It all started with a drip of water. You know — that moment when you open the refrigerator door and feel a drop of water on your hand where you shouldn’t. It didn’t take long for me to track where it was coming from: a dislodged pipe. At least that's what I thought it was — I was wrong.
No problem, I thought, the fridge is still under the manufacturer’s warranty. So I headed on over to the manufacturer’s website and opened the online form to book a service call. It was all going well until the tech asked for the fridge’s serial number. Back in the kitchen, I opened every door and peered at every surface of the refrigerator writing down any number I could find. But not one of them is right. The serial number required to pull the warranty information.
The customer help desk explained they needed the serial number so they could make sure they had the right information about the model for spare parts, and to check the purchase date and warranty coverage. That all seemed fair enough. Here is how that conversation went.
“So where do I find the serial number?” I asked.
“On a sticker on the refrigerator.”
“And where’s that sticker located?”
“Oh, it’s on the back.”
“On the back? The back that’s against a wall and enveloped in custom-built kitchen cabinets? “
That is a great example of the disconnect that often happens when companies focus on the digital customer interaction without considering the actual physical product as part the overall experience.
IoT to the Rescue?
But the internet of things (IoT) is going to change all that, isn’t it? At least that seems to be part of the promise.
Surely a connected fridge should have been able to supply the serial number from an on-screen menu. Better yet, it should have been aware of the leak and flashed an on-screen warning. Maybe it could have even connected with the manufacturer’s customer records, checked the warranty status, and scheduled a visit from technician who would take care of the repairs — and maybe it could have informed the technician of the necessary troubleshooting procedures and activated an inventory and fulfillment process and ordered the necessary replacement parts in advance.

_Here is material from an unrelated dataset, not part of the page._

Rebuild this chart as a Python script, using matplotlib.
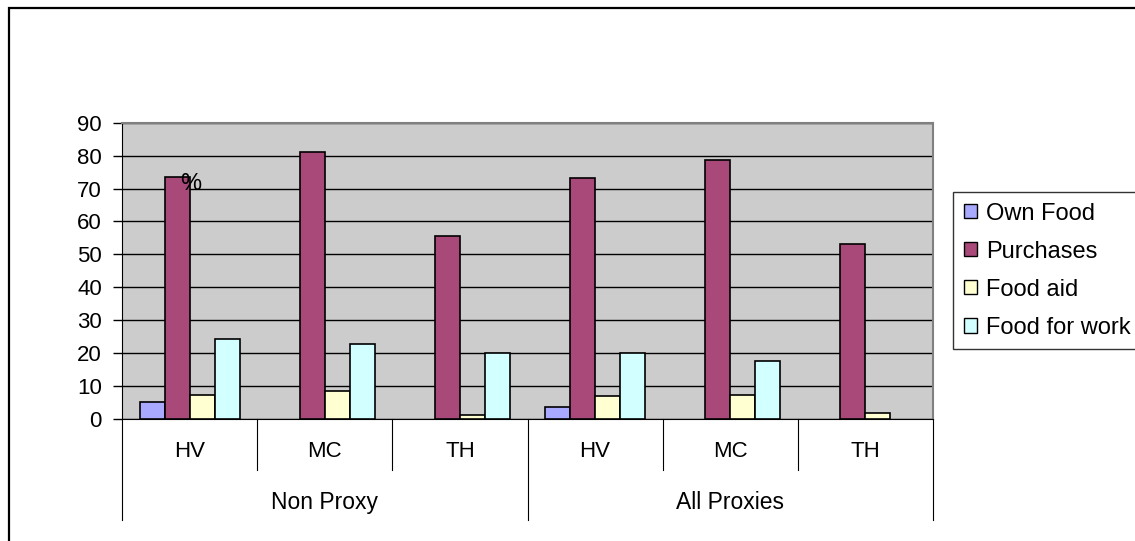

Yet when you look at the digital features on most “smart” appliances, they tend to be focused on serving as a family communication and entertainment center. They have calendars, display photos, stream music and maybe voice interfaces for ordering groceries. I could get that same sort of functionality by duct-taping an iPad on the fridge door.
Today's smart appliances don’t exactly support the customer service experience described above. At this early stage of maturity, IoT technology is still more about manufacturing and data collection than it is about delivering an enhanced customer experience.
Related Article: Welcome to the Brave New World of IoT-Powered CX
IoT May Travel an Unexpected Path
We have a long way to go with IoT technology, and I don’t believe we even know what the destination is yet.
During a recent conference keynote, I mentioned how these days we expect to be able to talk to things like cars and refrigerators. Voice assistants and voice-activated interfaces are the current example of a leading-edge technology that is reaching critical mass. In a follow-up conversation afterward, someone pointed out that when we first started to talk about voice recognition, we assumed that the prime use case for the technology would involve replacing the need to type. We never imagined that widespread adoption would come when we started to use voice interfaces to ask for directions, check the weather and order groceries.
That insight revealed a valid point about the contrast between the initial promise of a technology and its actual adoption patterns.
So, is the real IoT-driven customer experience going to be the one we think it will be from today’s perspective, or is it something we haven’t even considered yet?